Allan defended the bill with an argument that comes straight out of our universities (and I regret to say that’s not a compliment). ‘Speech that incites hostility or contempt,’ she asserted, ‘causes significant harm to both those specific groups and to society as a whole.’

One problem with this approach is that most of us think that our political opponents’ proposals will cause harm, so introducing bans on ‘harmful’ speech will inevitably lead to more and more restrictions on legitimate political debate.

Another is that speech that undeniably causes harm may well be justified by other considerations – of truth or of justice, say. Speech exposing the misdeeds of Lance Armstrong, for instance, clearly caused him harm, but who would argue that we should have clamped down on that?

Perhaps most importantly, to treat speech as equivalent to violence is to forget one of the main advantages of open discussion. Free speech is valuable in part precisely because it isn’t violence, and allows us to conduct our political disputes largely free of the horrific conflicts of the past.

Labour claims that this bill will reduce violence. It claims to be acting on the recommendations of a royal commission into the Christchurch massacre in 2019. Allan in her statement presented her bill as a response to an ‘association between hate speech and terrorism’ established by research and to ‘evidence [that] the spread of this type of speech’ could be ‘a precursor to violence.’

But claims of an association between speech and violence are, to put it mildly, debatable. As Jacob Mchangama points out in his recent book Free Speech: A History from Socrates to Social Media, ‘studies suggest that, on the whole, free speech is associated with less rather than more violent extremism’ in democracies, and that ‘the preventive effect of free speech on terrorist attacks seems particularly strong.’

This is probably because suppressing speech only convinces extremists that they violence is their only recourse. A 2017 study found that recent far-right violence in Europe has been motivated partly by ‘extensive public repression of radical right actors and opinions.’

‘Victims’ of hate speech, according to Allan, ‘can experience the loss of their right to feel safe, freedom of movement and expression, and, at the right extreme end of the spectrum, the right to life, if someone is killed as a result of incitement or hostility.’

The most peculiar assertion here is that opinions are on the same ‘spectrum’ as homicide. Allan’s argument is, unfortunately, all too familiar to me from my time in academia. Take something very serious – racism, say, or even murder. Next, find something else extremely common – obviously jocular expressions, cartoons, off-hand remarks, social media posts, and so on.

Then, present them as ‘on the same spectrum,’ and you have a ready means of denouncing perfectly ordinary behaviour as if it’s only a step away from something atrocious.

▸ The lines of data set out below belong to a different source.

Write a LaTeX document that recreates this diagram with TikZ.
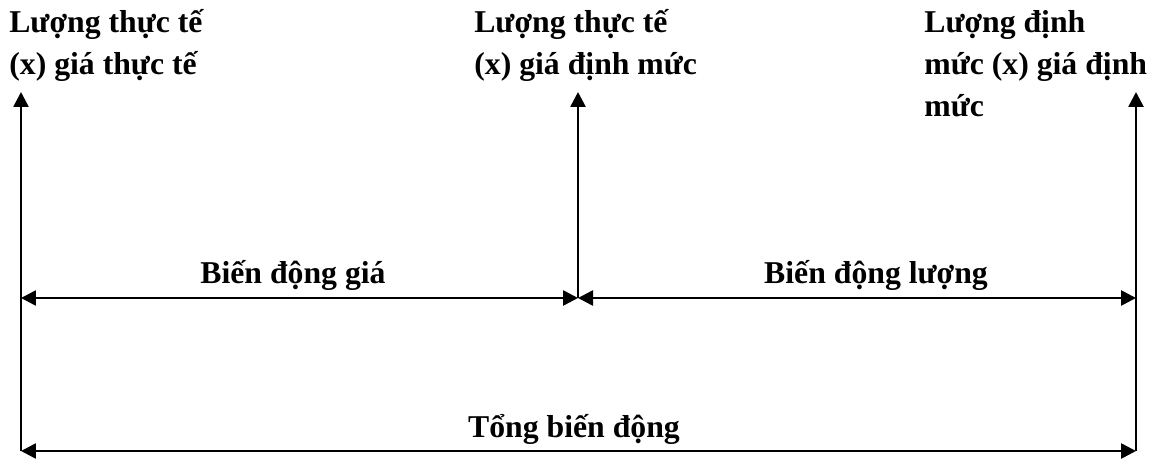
\documentclass[tikz,border=0pt]{standalone}
\usepackage{fontspec}
\setmainfont{Liberation Serif}
\usetikzlibrary{arrows.meta}
\begin{document}
\begin{tikzpicture}[x=0.02cm,y=-0.02cm,line width=1.5pt,
  every node/.style={font=\bfseries\fontsize{18bp}{24bp}\selectfont,align=left,inner sep=0pt},
  head/.style={-{Triangle[length=3mm,width=3mm]}},
  span/.style={{Triangle[length=3mm,width=3mm]}-{Triangle[length=3mm,width=3mm]}}]
\useasboundingbox (0,0) rectangle (1155,459);
\coordinate (a0) at (21,451); \coordinate (a1) at (21,92);
\coordinate (b0) at (578,298); \coordinate (b1) at (578,92);
\coordinate (c0) at (1136,451); \coordinate (c1) at (1136,92);
\coordinate (m0) at (21,298); \coordinate (m2) at (1136,298);
% texts above the arrows (base = last line)
\node[anchor=base west] (tt) at (8,75) {Lượng thực tế\\(x) giá thực tế};
\node[anchor=base west] (td) at (473,75) {Lượng thực tế\\(x) giá định mức};
\node[anchor=base west] (dd) at (923,117) {Lượng định\\mức (x) giá định\\mức};
\draw[head] (a0) -- (a1);
\draw[head] (b0) -- (b1);
\draw[head] (c0) -- (c1);
\draw[span] (m0) -- (b0);
\draw[span] (b0) -- (m2);
\draw[span] (a0) -- (c0);
\node[anchor=base] (gia) at (293,283) {Biến động giá};
\node[anchor=base] (luong) at (876,283) {Biến động lượng};
\node[anchor=base] (tong) at (574,437) {Tổng biến động};
\end{tikzpicture}
\end{document}
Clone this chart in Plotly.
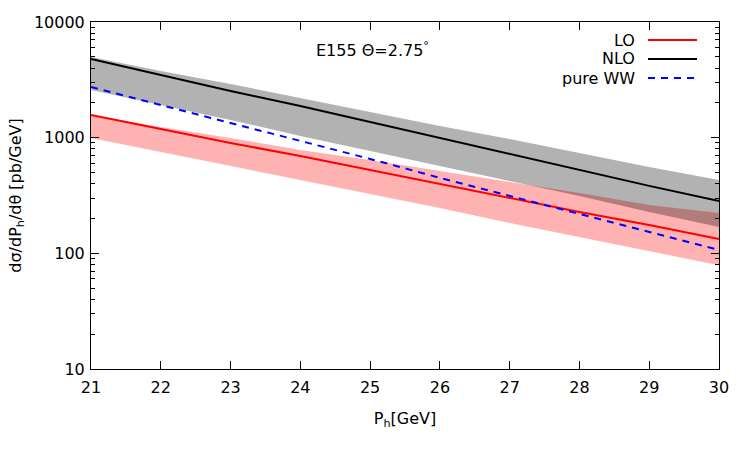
import plotly.graph_objects as go

# ---- data ----
p_h = [21, 22, 23, 24, 25, 26, 27, 28, 29, 30]

lo_central = [1571, 1189, 899, 695, 526, 398, 301, 228, 176, 133]
lo_band_upper = [1571, 1237, 994, 783, 642, 515, 414, 333, 262, 223]
lo_band_lower = [994, 752, 569, 431, 326, 247, 183, 139, 105, 79]

nlo_central = [4786, 3483, 2535, 1880, 1367, 994, 723, 526, 383, 284]
nlo_band_upper = [4977, 3767, 2911, 2203, 1667, 1262, 975, 738, 558, 431]
nlo_band_lower = [2585, 1918, 1422, 1035, 767, 569, 422, 313, 228, 169]

pure_ww = [2743, 1918, 1341, 936, 655, 449, 313, 219, 153, 107]

y_tickvals = [10, 100, 1000, 10000]
y_ticktext = ["10", "100", "1000", "10000"]
x_tickvals = [21, 22, 23, 24, 25, 26, 27, 28, 29, 30]

legend_names = ["LO", "NLO", "pure WW"]
legend_colors = ["#ff0000", "#000000", "#0000ff"]
legend_dash = ["solid", "solid", "dash"]

FONT = "DejaVu Sans"
FS = 16

fig = go.Figure()

# bands
fig.add_trace(go.Scatter(
    x=p_h + p_h[::-1], y=lo_band_upper + lo_band_lower[::-1],
    fill="toself", fillcolor="rgba(255,0,0,0.3)", line=dict(width=0),
    mode="lines", showlegend=False, hoverinfo="skip"))
fig.add_trace(go.Scatter(
    x=p_h + p_h[::-1], y=nlo_band_upper + nlo_band_lower[::-1],
    fill="toself", fillcolor="rgba(0,0,0,0.3)", line=dict(width=0),
    mode="lines", showlegend=False, hoverinfo="skip"))

# lines
fig.add_trace(go.Scatter(x=p_h, y=lo_central, mode="lines",
                         line=dict(color="#ff0000", width=2), name="LO", showlegend=False))
fig.add_trace(go.Scatter(x=p_h, y=nlo_central, mode="lines",
                         line=dict(color="#000000", width=2), name="NLO", showlegend=False))
fig.add_trace(go.Scatter(x=p_h, y=pure_ww, mode="lines",
                         line=dict(color="#0000ff", width=2, dash="7px,6px"),
                         name="pure WW", showlegend=False))

# gnuplot-style legend (text right, sample line to its right)
annotations = []
shapes = []
leg_y0 = 40
for i, (name, col, dsh) in enumerate(zip(legend_names, legend_colors, legend_dash)):
    ypix = leg_y0 + 19 * i
    annotations.append(dict(
        x=637, y=450 - ypix, xref="paper", yref="paper", text=name,
        showarrow=False, xanchor="right", yanchor="middle",
        font=dict(family=FONT, size=FS, color="#000000")))
    shapes.append(dict(
        type="line", x0=648, x1=697, y0=450 - ypix, y1=450 - ypix,
        xref="paper", yref="paper",
        line=dict(color=col, width=2, dash="7px,6px" if dsh == "dash" else "solid")))

annotations.append(dict(
    x=372, y=450 - 50, xref="paper", yref="paper",
    text="E155 Θ=2.75<sup>°</sup>", showarrow=False,
    xanchor="center", yanchor="middle",
    font=dict(family=FONT, size=FS, color="#000000")))

# convert pixel coords into paper fractions
W, H = 750, 450
ml, mr, mt, mb = 91, 31, 22, 81
pw, ph = W - ml - mr, H - mt - mb
for a in annotations:
    a["x"] = (a["x"] - ml) / pw
    a["y"] = (a["y"] - mb) / ph
for s in shapes:
    s["x0"] = (s["x0"] - ml) / pw
    s["x1"] = (s["x1"] - ml) / pw
    s["y0"] = (s["y0"] - mb) / ph
    s["y1"] = (s["y1"] - mb) / ph

fig.update_layout(
    width=W, height=H,
    margin=dict(l=ml, r=mr, t=mt, b=mb),
    paper_bgcolor="white", plot_bgcolor="white",
    font=dict(family=FONT, size=FS, color="#000000"),
    annotations=annotations, shapes=shapes,
    showlegend=False,
)

fig.update_xaxes(
    range=[21, 30], tickvals=x_tickvals,
    ticks="inside", ticklen=8, tickwidth=1, tickcolor="#000000",
    showline=True, linecolor="#000000", linewidth=1, mirror="allticks",
    showgrid=False, zeroline=False, ticklabelstandoff=4,
    tickfont=dict(family=FONT, size=FS),
    title=dict(text="P<sub>h</sub>[GeV]", font=dict(family=FONT, size=FS), standoff=16),
)
fig.update_yaxes(
    type="log", range=[1, 4], tickvals=y_tickvals, ticktext=y_ticktext,
    ticks="inside", ticklen=8, tickwidth=1, tickcolor="#000000",
    minor=dict(ticks="inside", ticklen=4, tickcolor="#000000", dtick="D1", showgrid=False),
    showline=True, linecolor="#000000", linewidth=1, mirror="allticks",
    showgrid=False, zeroline=False, ticklabelstandoff=2,
    tickfont=dict(family=FONT, size=FS),
    title=dict(text="dσ/dP<sub>h</sub>/dθ [pb/GeV]", font=dict(family=FONT, size=FS), standoff=8),
)

fig.write_html("out.html")
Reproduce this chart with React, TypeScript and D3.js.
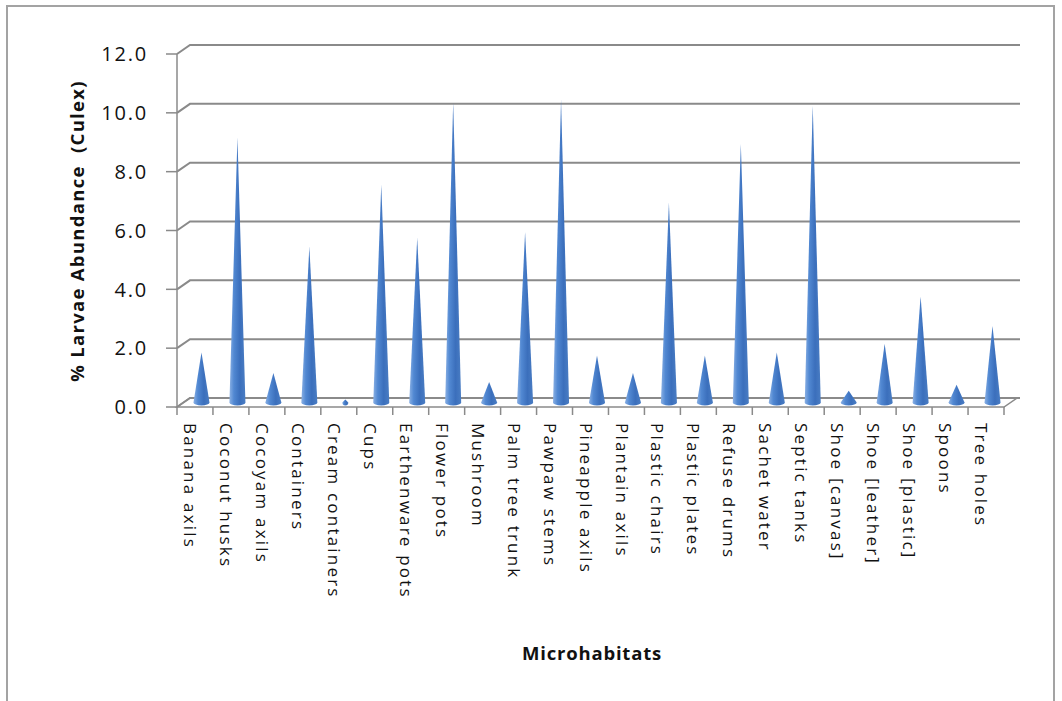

A number of MPs from the opposition National and ACT parties opposed the bill, . But with Labour holding an absolute majority , it looks almost inevitable that this more modest ‘hate speech’ bill will soon become law.

New Zealanders from across the political spectrum have until February 2nd to make submissions to the select committee in a last-ditch attempt to shoot down this ill-thought-out bill.  

What’s most disturbing here isn’t the bill itself, but the trend it represents. Hyper-illiberal views which were once fringe even on university campuses are now deeply embedded in the political class across the English-speaking world.

And that is bad news for free speech everywhere.